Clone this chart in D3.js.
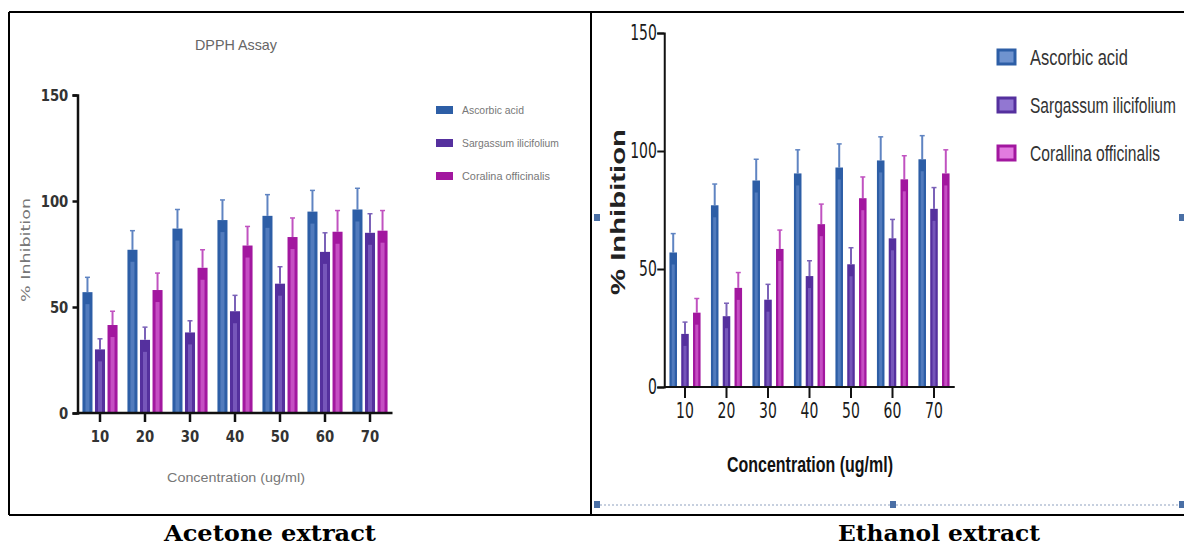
<!DOCTYPE html>
<html>
<head>
<meta charset="utf-8">
<style>
  body { margin: 0; background: #fff; }
  svg { display: block; }
</style>
</head>
<body>
<svg id="fig" width="1184" height="545"></svg>
<script src="https://cdn.jsdelivr.net/npm/d3@7/dist/d3.min.js"></script>
<script>

// categories and series
var concentrations = ['10', '20', '30', '40', '50', '60', '70'];
var yTicks = [0, 50, 100, 150];
var acetoneNames = ['Ascorbic acid', 'Sargassum ilicifolium', 'Coralina officinalis'];
var ethanolNames = ['Ascorbic acid', 'Sargassum ilicifolium', 'Corallina officinalis'];

// acetone extract, % inhibition and error (upper whisker)
var acetoneAscorbic      = [57, 77, 87, 91, 93, 95, 96];
var acetoneAscorbicErr   = [7, 9, 9, 9.5, 10, 10, 10];
var acetoneSargassum     = [30, 34.5, 38, 48, 61, 76, 85];
var acetoneSargassumErr  = [5, 6, 5.5, 7.5, 8, 9, 9];
var acetoneCoralina      = [41.5, 58, 68.5, 79, 83, 85.5, 86];
var acetoneCoralinaErr   = [6.5, 8, 8.5, 9, 9, 10, 9.5];

// ethanol extract
var ethanolAscorbic      = [57, 77, 87.5, 90.5, 93, 96, 96.5];
var ethanolAscorbicErr   = [8, 9, 9, 10, 10, 10, 10];
var ethanolSargassum     = [22.5, 30, 37, 47, 52, 63, 75.5];
var ethanolSargassumErr  = [5, 5.5, 6.5, 6.5, 7, 8, 9];
var ethanolCoralina      = [31.5, 42, 58.5, 69, 80, 88, 90.5];
var ethanolCoralinaErr   = [6, 6.5, 8, 8.5, 9, 10, 10];

var colors = ['#2d5ea6', '#55309e', '#a2179f'];
var lightColors = ['#6f93cf', '#9277d2', '#e27be0'];
var errColors = ['#5f84c2', '#7b62b8', '#c052c0'];

var svg = d3.select('#fig');

// table frame
var frame = svg.append('g').attr('stroke', '#000').attr('stroke-width', 2);
frame.append('line').attr('x1', 9).attr('y1', 12).attr('x2', 1184).attr('y2', 12);
frame.append('line').attr('x1', 9).attr('y1', 515).attr('x2', 1184).attr('y2', 515);
frame.append('line').attr('x1', 9).attr('y1', 12).attr('x2', 9).attr('y2', 515);
frame.append('line').attr('x1', 591).attr('y1', 12).attr('x2', 591).attr('y2', 515);

// dashed selection line + handles of the pasted ethanol picture
svg.append('line')
    .attr('x1', 596).attr('y1', 505).attr('x2', 1184).attr('y2', 505)
    .style('stroke', '#8fa2c0').style('stroke-width', 1.2).style('stroke-dasharray', '2,2');
[[597, 505], [893, 505], [1182, 505], [597, 218], [1182, 218]].forEach(function(p){
    svg.append('rect').attr('x', p[0] - 3).attr('y', p[1] - 4).attr('width', 6).attr('height', 7)
        .style('fill', '#4a6fa5');
});

function makeSeries(vals, errs){
    return vals.map(function(v, i){ return {v: v, e: errs[i]}; });
}

// squeeze a text horizontally to a wanted width (narrow fonts are not installed)
function squeeze(sel, width, x, y){
    sel.each(function(d, i){
        var w = typeof width === 'function' ? width(d, i) : width;
        var natural = this.getComputedTextLength();
        d3.select(this).attr('transform', 'translate(' + x + ',' + y + ') scale(' + (w / natural) + ',1)');
    });
}

function drawChart(cfg){
    var g = svg.append('g');

    var y = d3.scaleLinear().domain([0, 150]).range([cfg.y0, cfg.y1]);
    var x0 = d3.scaleBand().domain(concentrations).range(cfg.xRange)
        .paddingInner(cfg.padGroup).paddingOuter(cfg.padGroup / 2);
    var x1 = d3.scaleBand().domain([0, 1, 2]).range([0, x0.bandwidth()])
        .paddingInner(cfg.padBar);

    // bars
    cfg.series.forEach(function(s, si){
        var bars = g.append('g').selectAll('g').data(s).enter().append('g')
            .attr('transform', function(d, i){ return 'translate(' + (x0(concentrations[i]) + x1(si)) + ',0)'; });

        // error whisker
        bars.append('line')
            .attr('x1', x1.bandwidth() / 2).attr('x2', x1.bandwidth() / 2)
            .attr('y1', function(d){ return y(d.v); })
            .attr('y2', function(d){ return y(d.v + d.e); })
            .style('stroke', errColors[si]).style('stroke-width', cfg.errWidth);
        bars.append('line')
            .attr('x1', x1.bandwidth() / 2 - 2.5).attr('x2', x1.bandwidth() / 2 + 2.5)
            .attr('y1', function(d){ return y(d.v + d.e); })
            .attr('y2', function(d){ return y(d.v + d.e); })
            .style('stroke', errColors[si]).style('stroke-width', 1.5);

        bars.append('rect')
            .attr('x', 0).attr('width', x1.bandwidth())
            .attr('y', function(d){ return y(d.v); })
            .attr('height', function(d){ return y(0) - y(d.v); })
            .style('fill', colors[si]);
        // lighter inner band
        bars.append('rect')
            .attr('x', x1.bandwidth() * 0.3).attr('width', x1.bandwidth() * 0.4)
            .attr('y', function(d){ return y(d.v) + 12; })
            .attr('height', function(d){ return Math.max(0, y(0) - y(d.v) - 12); })
            .style('fill', lightColors[si]).style('opacity', 0.55);
    });

    // axes
    var yAxis = g.append('g')
        .attr('transform', 'translate(' + cfg.xRange[0] + ',0)')
        .call(d3.axisLeft(y).tickValues(yTicks).tickSize(cfg.yTick).tickPadding(cfg.yPad));
    var xAxis = g.append('g')
        .attr('transform', 'translate(0,' + cfg.y0 + ')')
        .call(d3.axisBottom(x0).tickSize(cfg.xTick).tickPadding(cfg.xPad).tickSizeOuter(0));

    [yAxis, xAxis].forEach(function(a){
        a.select('.domain').style('stroke', '#111').style('stroke-width', cfg.axisWidth);
        a.selectAll('.tick line').style('stroke', '#111').style('stroke-width', cfg.axisWidth);
        a.selectAll('text')
            .attr('transform', 'scale(' + cfg.tickScale + ',1)')
            .style('font-family', 'DejaVu Sans Condensed, DejaVu Sans, sans-serif')
            .style('font-stretch', 'condensed')
            .style('font-size', cfg.tickSize + 'px')
            .style('font-weight', cfg.tickWeight)
            .style('fill', cfg.tickColor);
    });
    xAxis.select('.domain').attr('d', 'M' + cfg.xRange[0] + ',0H' + cfg.xRange[1]);

    // titles
    if (cfg.title) {
        g.append('text')
            .attr('text-anchor', 'middle')
            .style('font-family', 'Liberation Sans, Arial, sans-serif')
            .style('font-size', '14px').style('fill', '#666')
            .text('DPPH Assay')
            .call(squeeze, 82, cfg.title.x, cfg.title.y);
    }
    g.append('text')
        .attr('text-anchor', 'middle')
        .style('font-family', 'Liberation Sans, Arial, sans-serif')
        .style('font-size', cfg.xTitle.size + 'px')
        .style('font-weight', cfg.xTitle.weight)
        .style('fill', cfg.xTitle.color)
        .text('Concentration (ug/ml)')
        .call(squeeze, cfg.xTitle.len, cfg.xTitle.x, cfg.xTitle.y);
    g.append('text')
        .attr('transform', 'translate(' + cfg.yTitle.x + ',' + cfg.yTitle.y + ') rotate(-90)')
        .attr('text-anchor', 'middle')
        .attr('textLength', cfg.yTitle.len).attr('lengthAdjust', 'spacingAndGlyphs')
        .style('font-family', cfg.yTitle.font)
        .style('font-size', cfg.yTitle.size + 'px')
        .style('font-weight', cfg.yTitle.weight)
        .style('fill', cfg.yTitle.color)
        .text('% Inhibition');

    // legend
    var leg = g.append('g').selectAll('g').data(cfg.names).enter().append('g')
        .attr('transform', function(d, i){ return 'translate(' + cfg.legend.x + ',' + (cfg.legend.y + i * cfg.legend.step) + ')'; });
    leg.append('rect')
        .attr('x', 0).attr('y', -cfg.legend.h / 2)
        .attr('width', cfg.legend.w).attr('height', cfg.legend.h)
        .style('fill', function(d, i){ return cfg.legend.boxed ? lightColors[i] : colors[i]; })
        .style('stroke', function(d, i){ return colors[i]; })
        .style('stroke-width', cfg.legend.boxed ? 3 : 0);
    leg.append('text')
        .attr('dy', '0.35em')
        .style('font-family', 'Liberation Sans, Arial, sans-serif')
        .style('font-size', cfg.legend.size + 'px')
        .style('fill', cfg.legend.color)
        .text(function(d){ return d; })
        .call(squeeze, function(d, i){ return cfg.legend.lens[i]; }, cfg.legend.tx, 0);
}

drawChart({
    series: [makeSeries(acetoneAscorbic, acetoneAscorbicErr),
             makeSeries(acetoneSargassum, acetoneSargassumErr),
             makeSeries(acetoneCoralina, acetoneCoralinaErr)],
    names: acetoneNames,
    y0: 413, y1: 95,
    xRange: [77.5, 392.5], padGroup: 0.22, padBar: 0.2,
    errWidth: 2, axisWidth: 2.5, yTick: 5, yPad: 5, xTick: 9, xPad: 9,
    tickSize: 16, tickWeight: 'bold', tickScale: 0.92, tickColor: '#333',
    title: {x: 236, y: 50},
    xTitle: {x: 236, y: 482, len: 138, size: 12, weight: 'normal', color: '#777'},
    yTitle: {x: 30, y: 250, len: 104, font: 'DejaVu Sans, sans-serif', size: 13, weight: 'normal', color: '#777'},
    legend: {x: 436, y: 110, step: 33, w: 17, h: 8, tx: 26, boxed: false, lens: [62, 97, 88],
             size: 11, color: '#777'}
});

drawChart({
    series: [makeSeries(ethanolAscorbic, ethanolAscorbicErr),
             makeSeries(ethanolSargassum, ethanolSargassumErr),
             makeSeries(ethanolCoralina, ethanolCoralinaErr)],
    names: ethanolNames,
    y0: 387, y1: 33,
    xRange: [664.25, 954.75], padGroup: 0.25, padBar: 0.36,
    errWidth: 2, axisWidth: 2, yTick: 7, yPad: 3, xTick: 11, xPad: 5,
    tickSize: 21, tickWeight: 'normal', tickScale: 0.74, tickColor: '#1a1a1a',
    title: null,
    xTitle: {x: 810, y: 472, len: 166, size: 22, weight: 'bold', color: '#111'},
    yTitle: {x: 625, y: 212, len: 166, font: 'Liberation Sans, Arial, sans-serif', size: 21, weight: 'bold', color: '#222'},
    legend: {x: 998, y: 57, step: 48, w: 17, h: 14, tx: 32, boxed: true, lens: [98, 146, 130],
             size: 22, color: '#333'}
});

// captions under the table
svg.append('text').attr('text-anchor', 'middle')
    .style('font-family', 'DejaVu Serif Condensed, Liberation Serif, serif')
    .style('font-size', '22px').style('font-weight', 'bold').style('fill', '#000')
    .text('Acetone extract')
    .call(squeeze, 212, 270, 541);
svg.append('text').attr('text-anchor', 'middle')
    .style('font-family', 'DejaVu Serif Condensed, Liberation Serif, serif')
    .style('font-size', '22px').style('font-weight', 'bold').style('fill', '#000')
    .text('Ethanol extract')
    .call(squeeze, 202, 939, 541);

</script>
</body>
</html>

EXERCISE TASK
Without any pictures, reproduce the lines from the first one in the material through the line that has "9, 10, 10];", exactly as they appear.

WRITTEN SOLUTION
Clone this chart in D3.js.
<!DOCTYPE html>
<html>
<head>
<meta charset="utf-8">
<style>
  body { margin: 0; background: #fff; }
  svg { display: block; }
</style>
</head>
<body>
<svg id="fig" width="1184" height="545"></svg>
<script src="https://cdn.jsdelivr.net/npm/d3@7/dist/d3.min.js"></script>
<script>

// categories and series
var concentrations = ['10', '20', '30', '40', '50', '60', '70'];
var yTicks = [0, 50, 100, 150];
var acetoneNames = ['Ascorbic acid', 'Sargassum ilicifolium', 'Coralina officinalis'];
var ethanolNames = ['Ascorbic acid', 'Sargassum ilicifolium', 'Corallina officinalis'];

// acetone extract, % inhibition and error (upper whisker)
var acetoneAscorbic      = [57, 77, 87, 91, 93, 95, 96];
var acetoneAscorbicErr   = [7, 9, 9, 9.5, 10, 10, 10];
var acetoneSargassum     = [30, 34.5, 38, 48, 61, 76, 85];
var acetoneSargassumErr  = [5, 6, 5.5, 7.5, 8, 9, 9];
var acetoneCoralina      = [41.5, 58, 68.5, 79, 83, 85.5, 86];
var acetoneCoralinaErr   = [6.5, 8, 8.5, 9, 9, 10, 9.5];

// ethanol extract
var ethanolAscorbic      = [57, 77, 87.5, 90.5, 93, 96, 96.5];
var ethanolAscorbicErr   = [8, 9, 9, 10, 10, 10, 10];
var ethanolSargassum     = [22.5, 30, 37, 47, 52, 63, 75.5];
var ethanolSargassumErr  = [5, 5.5, 6.5, 6.5, 7, 8, 9];
var ethanolCoralina      = [31.5, 42, 58.5, 69, 80, 88, 90.5];
var ethanolCoralinaErr   = [6, 6.5, 8, 8.5, 9, 10, 10];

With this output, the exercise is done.